CHOP SUEY - History and Origin
Chop suey consists of small pieces of meat, chicken or shrimp stir-fried with celery, onions, bean sprouts, water chestnuts, mushrooms and/or other vegetables, and served over rice, usually with soy sauce.
Chop suey is supposedly not Chinese, but is a Chinese American dish which originated in the mid to late 19th century, either with Chinese laborers working on the U.S. transcontinental railroad, Chinese immigrants in San Francisco, or Chinese ambassador Li Hung Chang’s cooks while he was visiting New York. More recent information suggests that it originated in the Toisan region of China.
Legend and History
Legend has it that, while he was visiting New York City, Chinese ambassador Li Hung Chang's cooks invented the dish for his American guests at a dinner on August 29, 1896. Composed of celery, bean sprouts, and meat in a tasty sauce, the dish was supposedly created to satisfy both Chinese and American tastes. The Chinese diplomat was trying to create good relations with the U.S. And you know the old saying, "The way to a person's heart is through his or her stomach!" But is this legend true?
Whether or not the tale is entirely true, Li Hung Chang definitely influenced the creation of chop suey. When Chang visited the U.S. in August 1896, cheering Americans lined the streets hoping to catch a glimpse of this important visitor and his famous yellow jacket. Children decorated their bicycles with yellow streamers to catch the ambassador's attention. As the guest of honor at grand feasts and elegant banquets, Chang declined the fancy food and champagne that was offered to him and ate only meals specially prepared by his personal chefs. In reality, chop suey was probably not invented by Li Hung Chang's chefs, but America's fascination with this royal visitor from Asia and his team of personal chefs gave rise to new interest in Chinese cooking.

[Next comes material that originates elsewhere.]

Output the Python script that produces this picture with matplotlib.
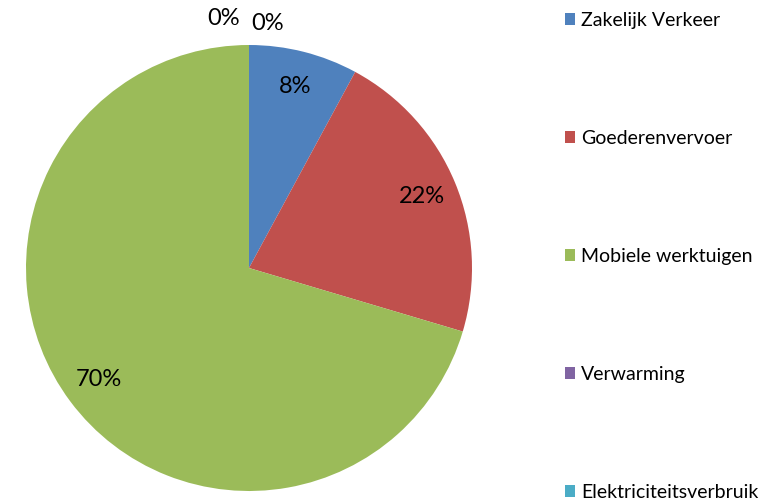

After 1896, Americans began to visit Chinese restaurants in large numbers for the first time. A chop suey fad swept big cities such as New York and San Francisco. Questioning the origins of the chop suey story, scholars suspect restaurant owners used the popular ambassador's name to inspire interest in a Chinese dish adapted for Americans. Newspaper owners used the same strategy to sell more papers. The New York Journal took advantage of Li Hung Chang's popularity to claim in an advertising poster, "Li Hung Chang Never Misses the Sunday Journal."